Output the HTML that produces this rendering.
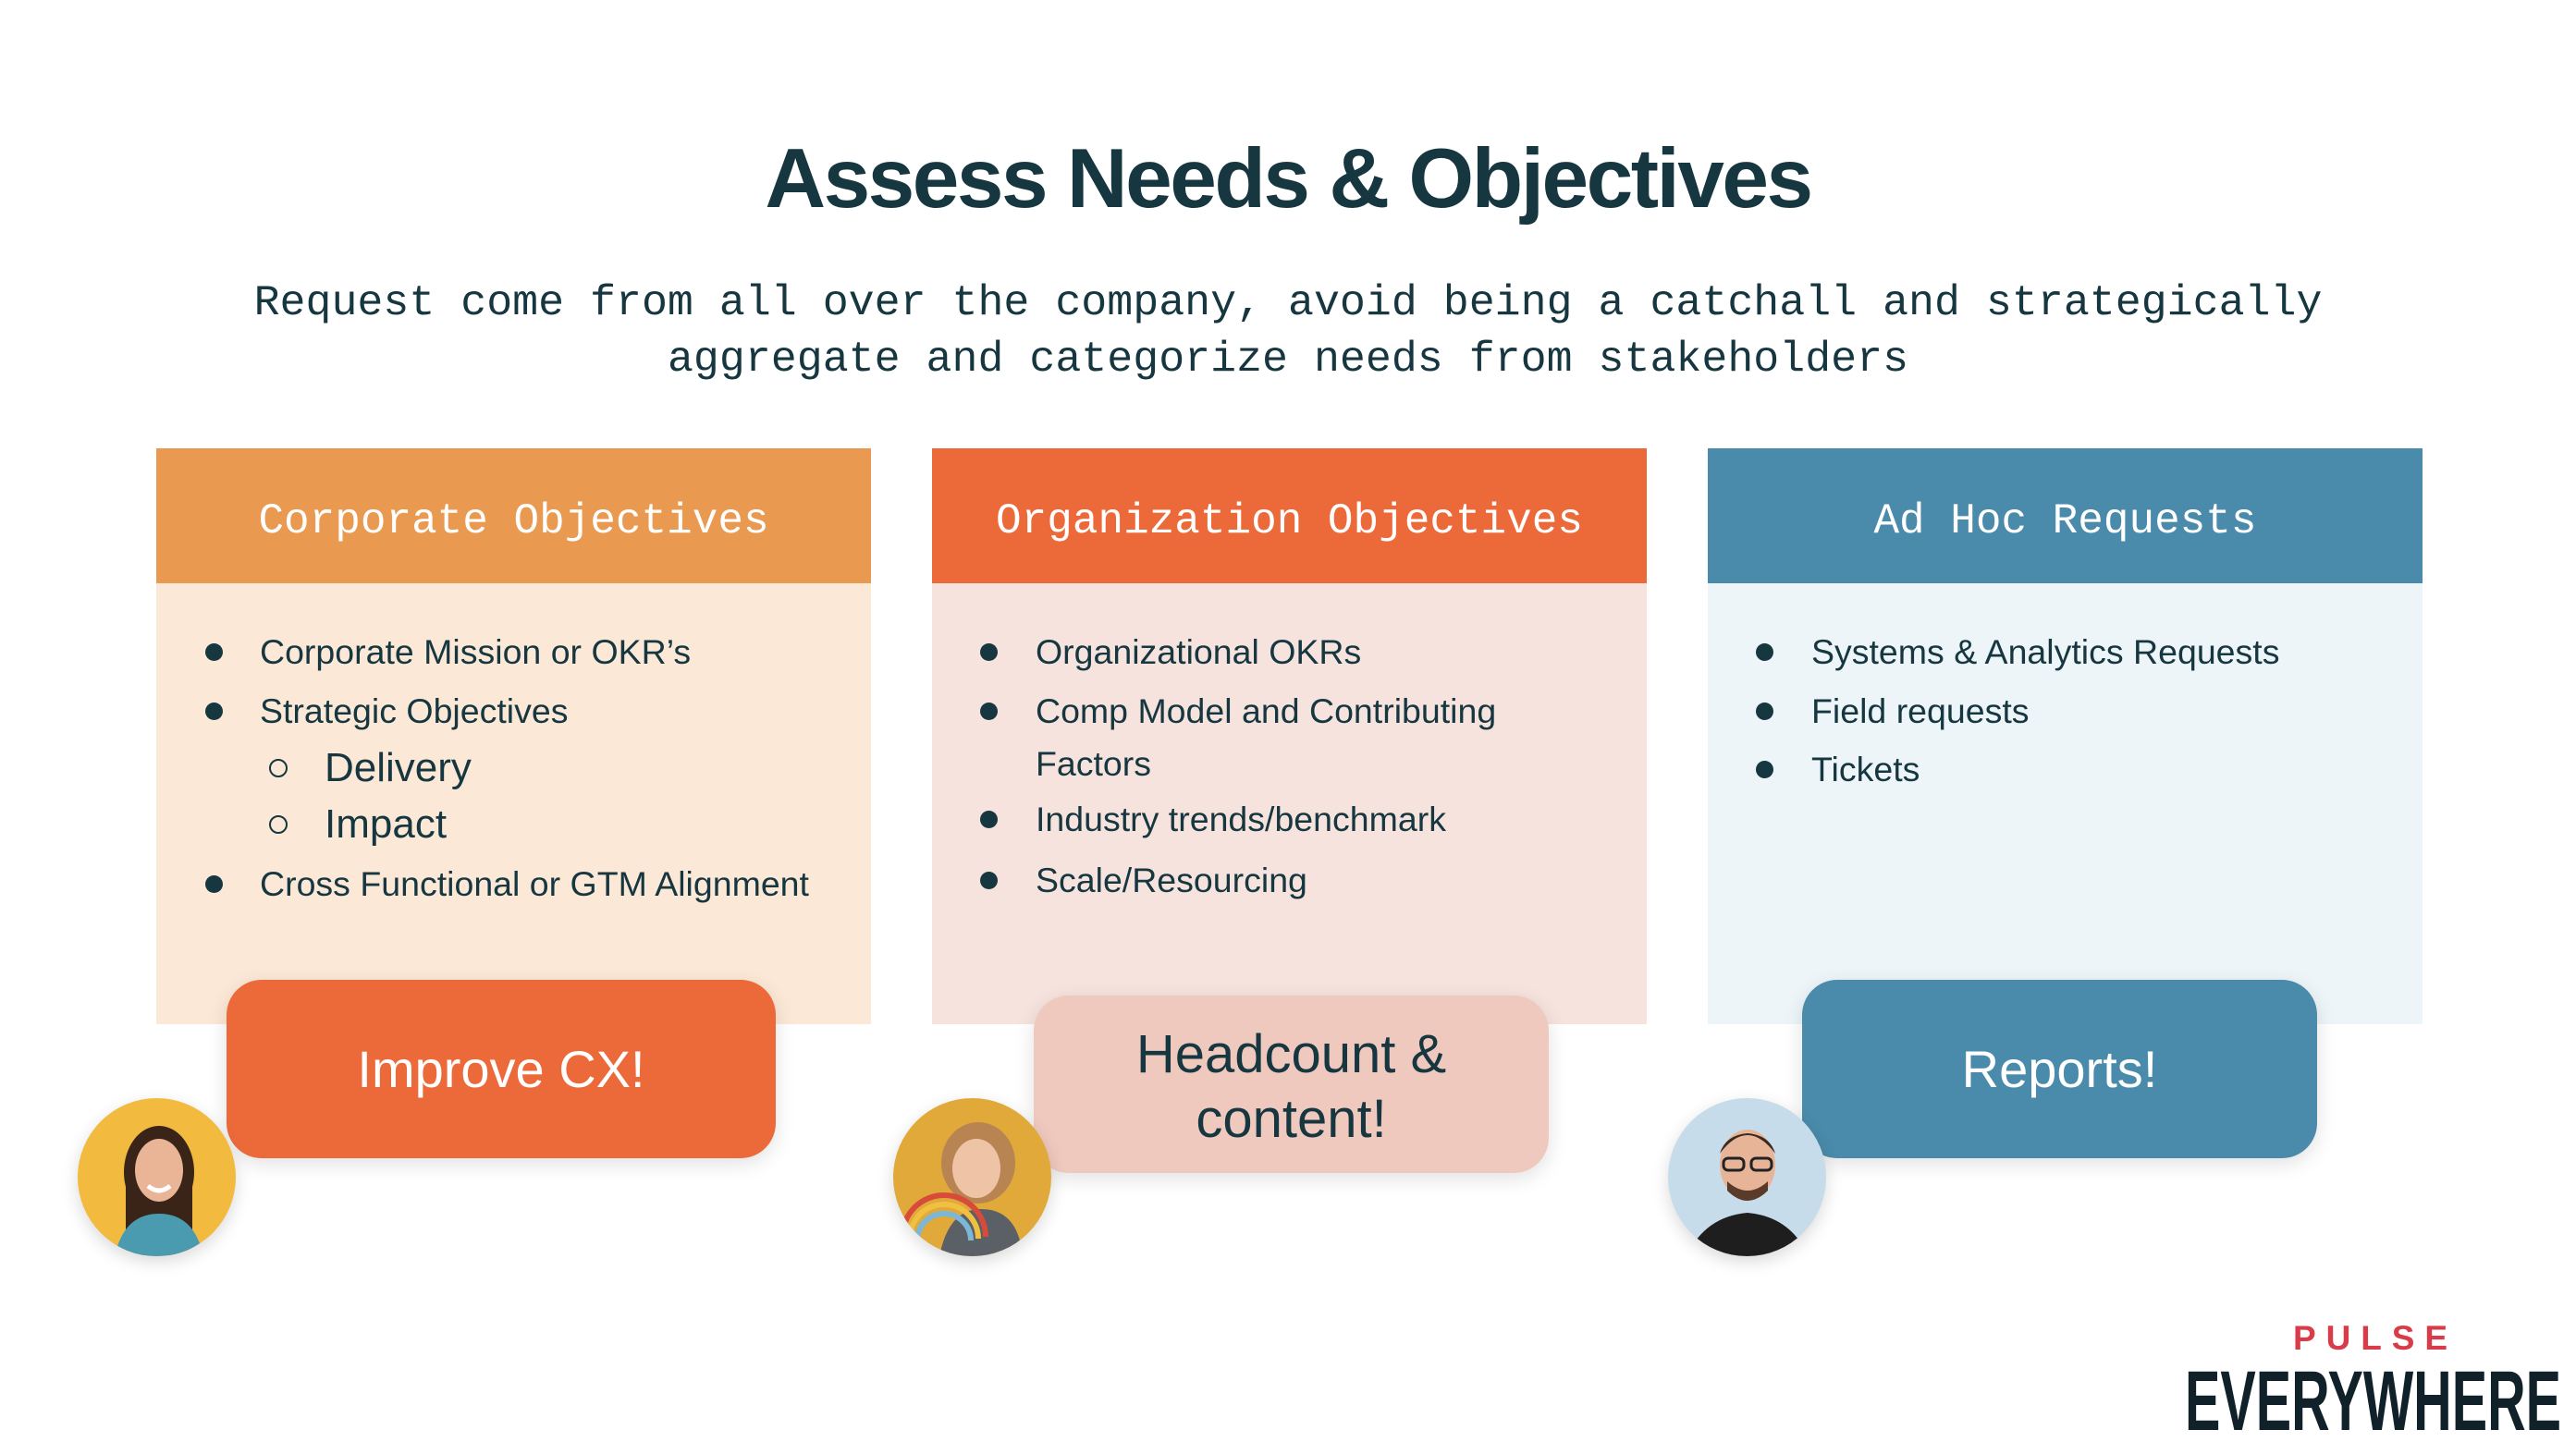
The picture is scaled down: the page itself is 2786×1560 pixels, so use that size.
<!DOCTYPE html>
<html><head><meta charset="utf-8"><style>
*{margin:0;padding:0;box-sizing:border-box}
body{width:2786px;height:1560px;background:#fff;position:relative;overflow:hidden;font-family:"Liberation Sans",sans-serif;color:#163640}
.abs{position:absolute}
.title{left:0;width:2786px;top:144px;text-align:center;font-size:91px;font-weight:bold;letter-spacing:-2.5px;line-height:100px;color:#163640}
.sub{left:0;width:2786px;top:297px;text-align:center;font-family:"Liberation Mono",monospace;font-size:46.6px;line-height:61px;color:#163640}
.card{top:485px;width:773px;height:623px}
.hd{position:absolute;left:0;top:0;width:100%;height:146px;color:#fff;font-family:"Liberation Mono",monospace;font-size:46px;line-height:146px;text-align:center;padding-top:6px}
.li{position:absolute;font-size:37.5px;line-height:44px;white-space:nowrap;color:#163640}
.dot{position:absolute;width:19px;height:19px;border-radius:50%;background:#163640}
.ring{position:absolute;width:20px;height:20px;border-radius:50%;border:2.5px solid #163640}
.box{position:absolute;border-radius:38px;text-align:center;font-size:56px;box-shadow:0 6px 22px rgba(0,0,0,0.12)}
.av{position:absolute;width:171px;height:171px;border-radius:50%;overflow:hidden;box-shadow:0 6px 18px rgba(0,0,0,0.15)}
</style></head><body>
<div class="abs title">Assess Needs &amp; Objectives</div>
<div class="abs sub">Request come from all over the company, avoid being a catchall and strategically<br>aggregate and categorize needs from stakeholders</div>

<!-- Card 1 -->
<div class="abs card" style="left:169px;background:#fce8d6">
<div class="hd" style="background:#e99a50">Corporate Objectives</div>
</div>
<div class="dot" style="left:222px;top:696px"></div><div class="li" style="left:281px;top:683px">Corporate Mission or OKR’s</div>
<div class="dot" style="left:222px;top:760px"></div><div class="li" style="left:281px;top:747px">Strategic Objectives</div>
<div class="ring" style="left:291px;top:821px"></div><div class="li" style="left:351px;top:805px;font-size:44px;line-height:52px">Delivery</div>
<div class="ring" style="left:291px;top:882px"></div><div class="li" style="left:351px;top:866px;font-size:44px;line-height:52px">Impact</div>
<div class="dot" style="left:222px;top:947px"></div><div class="li" style="left:281px;top:934px">Cross Functional or GTM Alignment</div>

<!-- Card 2 -->
<div class="abs card" style="left:1008px;background:#f6e3de">
<div class="hd" style="background:#ec6a3a">Organization Objectives</div>
</div>
<div class="dot" style="left:1060px;top:696px"></div><div class="li" style="left:1120px;top:683px">Organizational OKRs</div>
<div class="dot" style="left:1060px;top:760px"></div><div class="li" style="left:1120px;top:747px">Comp Model and Contributing</div>
<div class="li" style="left:1120px;top:804px">Factors</div>
<div class="dot" style="left:1060px;top:877px"></div><div class="li" style="left:1120px;top:864px">Industry trends/benchmark</div>
<div class="dot" style="left:1060px;top:943px"></div><div class="li" style="left:1120px;top:930px">Scale/Resourcing</div>

<!-- Card 3 -->
<div class="abs card" style="left:1847px;background:#edf5f9">
<div class="hd" style="background:#4a8bab">Ad Hoc Requests</div>
</div>
<div class="dot" style="left:1899px;top:696px"></div><div class="li" style="left:1959px;top:683px">Systems &amp; Analytics Requests</div>
<div class="dot" style="left:1899px;top:760px"></div><div class="li" style="left:1959px;top:747px">Field requests</div>
<div class="dot" style="left:1899px;top:823px"></div><div class="li" style="left:1959px;top:810px">Tickets</div>

<!-- Boxes -->
<div class="box" style="left:245px;top:1060px;width:594px;height:193px;background:#ec6a3a;color:#fff;line-height:193px">Improve CX!</div>
<div class="box" style="left:1118px;top:1077px;width:557px;height:192px;background:#f0c9be;color:#163640;font-size:58px;line-height:70px;padding-top:29px">Headcount &amp;<br>content!</div>
<div class="box" style="left:1949px;top:1060px;width:557px;height:193px;background:#4a8bab;color:#fff;line-height:193px">Reports!</div>

<!-- Avatars -->
<div class="av" style="left:84px;top:1188px;background:#f2bb3f">
<svg width="171" height="171"><ellipse cx="88" cy="80" rx="38" ry="50" fill="#3a2418"/><rect x="52" y="80" width="72" height="90" fill="#3a2418"/><ellipse cx="88" cy="78" rx="26" ry="34" fill="#e9b596"/><path d="M40 171 Q50 125 88 125 Q126 125 136 171Z" fill="#4a9bb0"/><path d="M76 95 Q88 105 100 95" stroke="#fff" stroke-width="5" fill="none"/></svg>
</div>
<div class="av" style="left:966px;top:1188px;background:#e0a93a">
<svg width="171" height="171"><ellipse cx="92" cy="70" rx="40" ry="44" fill="#b88451"/><ellipse cx="90" cy="76" rx="26" ry="32" fill="#efc4a6"/><path d="M50 171 Q60 120 95 120 Q135 120 140 171Z" fill="#5a6066"/><path d="M10 150 A45 45 0 0 1 100 150" stroke="#d84a3a" stroke-width="6" fill="none"/><path d="M18 152 A37 37 0 0 1 92 152" stroke="#f0c040" stroke-width="6" fill="none"/><path d="M26 154 A29 29 0 0 1 84 154" stroke="#7db7d8" stroke-width="6" fill="none"/></svg>
</div>
<div class="av" style="left:1804px;top:1188px;background:#c7dcea">
<svg width="171" height="171"><ellipse cx="86" cy="72" rx="30" ry="38" fill="#e8b497"/><path d="M56 60 Q86 20 116 60 Q110 40 86 38 Q62 40 56 60Z" fill="#3a2a20"/><path d="M64 100 Q86 122 108 100 L108 90 Q86 110 64 90Z" fill="#5a3a28"/><rect x="60" y="65" width="22" height="13" rx="5" fill="none" stroke="#222" stroke-width="3"/><rect x="90" y="65" width="22" height="13" rx="5" fill="none" stroke="#222" stroke-width="3"/><path d="M20 171 Q40 128 86 124 Q132 128 152 171Z" fill="#1e1e1e"/></svg>
</div>

<!-- Logo -->
<svg class="abs" style="left:2340px;top:1420px" width="446" height="140">
<text x="140" y="40" font-family="Liberation Sans" font-weight="bold" font-size="37" fill="#d93b48" textLength="167" lengthAdjust="spacing">PULSE</text>
<text x="23" y="127" font-family="Liberation Sans Narrow, Liberation Sans" font-weight="bold" font-size="92" fill="#112129" textLength="407" lengthAdjust="spacingAndGlyphs">EVERYWHERE</text>
</svg>
</body></html>
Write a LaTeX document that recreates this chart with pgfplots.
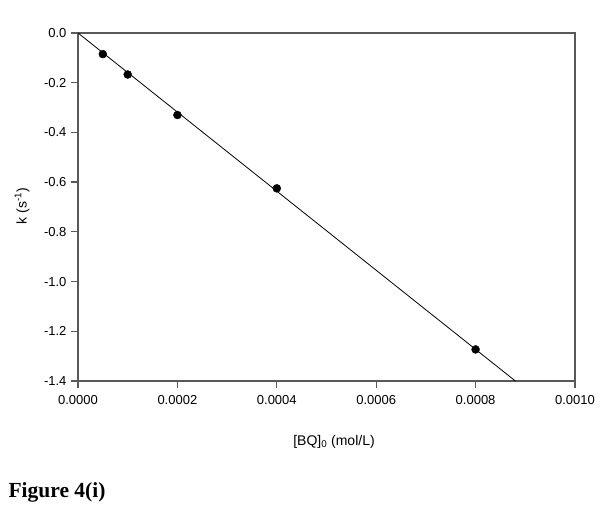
* * * *
## Exercise details
Keep every word of the data as it is when you write it out, but drop the pictures.

## Solution for this exercise
Output the HTML that produces this rendering.
The picture is scaled down: the page itself is 2786×1560 pixels, so use that size.
<!DOCTYPE html>
<html><head><meta charset="utf-8"><style>
*{margin:0;padding:0;box-sizing:border-box}
body{width:2786px;height:1560px;background:#fff;position:relative;overflow:hidden;font-family:"Liberation Sans",sans-serif;color:#163640}
.abs{position:absolute}
.title{left:0;width:2786px;top:144px;text-align:center;font-size:91px;font-weight:bold;letter-spacing:-2.5px;line-height:100px;color:#163640}
.sub{left:0;width:2786px;top:297px;text-align:center;font-family:"Liberation Mono",monospace;font-size:46.6px;line-height:61px;color:#163640}
.card{top:485px;width:773px;height:623px}
.hd{position:absolute;left:0;top:0;width:100%;height:146px;color:#fff;font-family:"Liberation Mono",monospace;font-size:46px;line-height:146px;text-align:center;padding-top:6px}
.li{position:absolute;font-size:37.5px;line-height:44px;white-space:nowrap;color:#163640}
.dot{position:absolute;width:19px;height:19px;border-radius:50%;background:#163640}
.ring{position:absolute;width:20px;height:20px;border-radius:50%;border:2.5px solid #163640}
.box{position:absolute;border-radius:38px;text-align:center;font-size:56px;box-shadow:0 6px 22px rgba(0,0,0,0.12)}
.av{position:absolute;width:171px;height:171px;border-radius:50%;overflow:hidden;box-shadow:0 6px 18px rgba(0,0,0,0.15)}
</style></head><body>
<div class="abs title">Assess Needs &amp; Objectives</div>
<div class="abs sub">Request come from all over the company, avoid being a catchall and strategically<br>aggregate and categorize needs from stakeholders</div>

<!-- Card 1 -->
<div class="abs card" style="left:169px;background:#fce8d6">
<div class="hd" style="background:#e99a50">Corporate Objectives</div>
</div>
<div class="dot" style="left:222px;top:696px"></div><div class="li" style="left:281px;top:683px">Corporate Mission or OKR’s</div>
<div class="dot" style="left:222px;top:760px"></div><div class="li" style="left:281px;top:747px">Strategic Objectives</div>
<div class="ring" style="left:291px;top:821px"></div><div class="li" style="left:351px;top:805px;font-size:44px;line-height:52px">Delivery</div>
<div class="ring" style="left:291px;top:882px"></div><div class="li" style="left:351px;top:866px;font-size:44px;line-height:52px">Impact</div>
<div class="dot" style="left:222px;top:947px"></div><div class="li" style="left:281px;top:934px">Cross Functional or GTM Alignment</div>

<!-- Card 2 -->
<div class="abs card" style="left:1008px;background:#f6e3de">
<div class="hd" style="background:#ec6a3a">Organization Objectives</div>
</div>
<div class="dot" style="left:1060px;top:696px"></div><div class="li" style="left:1120px;top:683px">Organizational OKRs</div>
<div class="dot" style="left:1060px;top:760px"></div><div class="li" style="left:1120px;top:747px">Comp Model and Contributing</div>
<div class="li" style="left:1120px;top:804px">Factors</div>
<div class="dot" style="left:1060px;top:877px"></div><div class="li" style="left:1120px;top:864px">Industry trends/benchmark</div>
<div class="dot" style="left:1060px;top:943px"></div><div class="li" style="left:1120px;top:930px">Scale/Resourcing</div>

<!-- Card 3 -->
<div class="abs card" style="left:1847px;background:#edf5f9">
<div class="hd" style="background:#4a8bab">Ad Hoc Requests</div>
</div>
<div class="dot" style="left:1899px;top:696px"></div><div class="li" style="left:1959px;top:683px">Systems &amp; Analytics Requests</div>
<div class="dot" style="left:1899px;top:760px"></div><div class="li" style="left:1959px;top:747px">Field requests</div>
<div class="dot" style="left:1899px;top:823px"></div><div class="li" style="left:1959px;top:810px">Tickets</div>

<!-- Boxes -->
<div class="box" style="left:245px;top:1060px;width:594px;height:193px;background:#ec6a3a;color:#fff;line-height:193px">Improve CX!</div>
<div class="box" style="left:1118px;top:1077px;width:557px;height:192px;background:#f0c9be;color:#163640;font-size:58px;line-height:70px;padding-top:29px">Headcount &amp;<br>content!</div>
<div class="box" style="left:1949px;top:1060px;width:557px;height:193px;background:#4a8bab;color:#fff;line-height:193px">Reports!</div>

<!-- Avatars -->
<div class="av" style="left:84px;top:1188px;background:#f2bb3f">
<svg width="171" height="171"><ellipse cx="88" cy="80" rx="38" ry="50" fill="#3a2418"/><rect x="52" y="80" width="72" height="90" fill="#3a2418"/><ellipse cx="88" cy="78" rx="26" ry="34" fill="#e9b596"/><path d="M40 171 Q50 125 88 125 Q126 125 136 171Z" fill="#4a9bb0"/><path d="M76 95 Q88 105 100 95" stroke="#fff" stroke-width="5" fill="none"/></svg>
</div>
<div class="av" style="left:966px;top:1188px;background:#e0a93a">
<svg width="171" height="171"><ellipse cx="92" cy="70" rx="40" ry="44" fill="#b88451"/><ellipse cx="90" cy="76" rx="26" ry="32" fill="#efc4a6"/><path d="M50 171 Q60 120 95 120 Q135 120 140 171Z" fill="#5a6066"/><path d="M10 150 A45 45 0 0 1 100 150" stroke="#d84a3a" stroke-width="6" fill="none"/><path d="M18 152 A37 37 0 0 1 92 152" stroke="#f0c040" stroke-width="6" fill="none"/><path d="M26 154 A29 29 0 0 1 84 154" stroke="#7db7d8" stroke-width="6" fill="none"/></svg>
</div>
<div class="av" style="left:1804px;top:1188px;background:#c7dcea">
<svg width="171" height="171"><ellipse cx="86" cy="72" rx="30" ry="38" fill="#e8b497"/><path d="M56 60 Q86 20 116 60 Q110 40 86 38 Q62 40 56 60Z" fill="#3a2a20"/><path d="M64 100 Q86 122 108 100 L108 90 Q86 110 64 90Z" fill="#5a3a28"/><rect x="60" y="65" width="22" height="13" rx="5" fill="none" stroke="#222" stroke-width="3"/><rect x="90" y="65" width="22" height="13" rx="5" fill="none" stroke="#222" stroke-width="3"/><path d="M20 171 Q40 128 86 124 Q132 128 152 171Z" fill="#1e1e1e"/></svg>
</div>

<!-- Logo -->
<svg class="abs" style="left:2340px;top:1420px" width="446" height="140">
<text x="140" y="40" font-family="Liberation Sans" font-weight="bold" font-size="37" fill="#d93b48" textLength="167" lengthAdjust="spacing">PULSE</text>
<text x="23" y="127" font-family="Liberation Sans Narrow, Liberation Sans" font-weight="bold" font-size="92" fill="#112129" textLength="407" lengthAdjust="spacingAndGlyphs">EVERYWHERE</text>
</svg>
</body></html>
Write a LaTeX document that recreates this chart with pgfplots.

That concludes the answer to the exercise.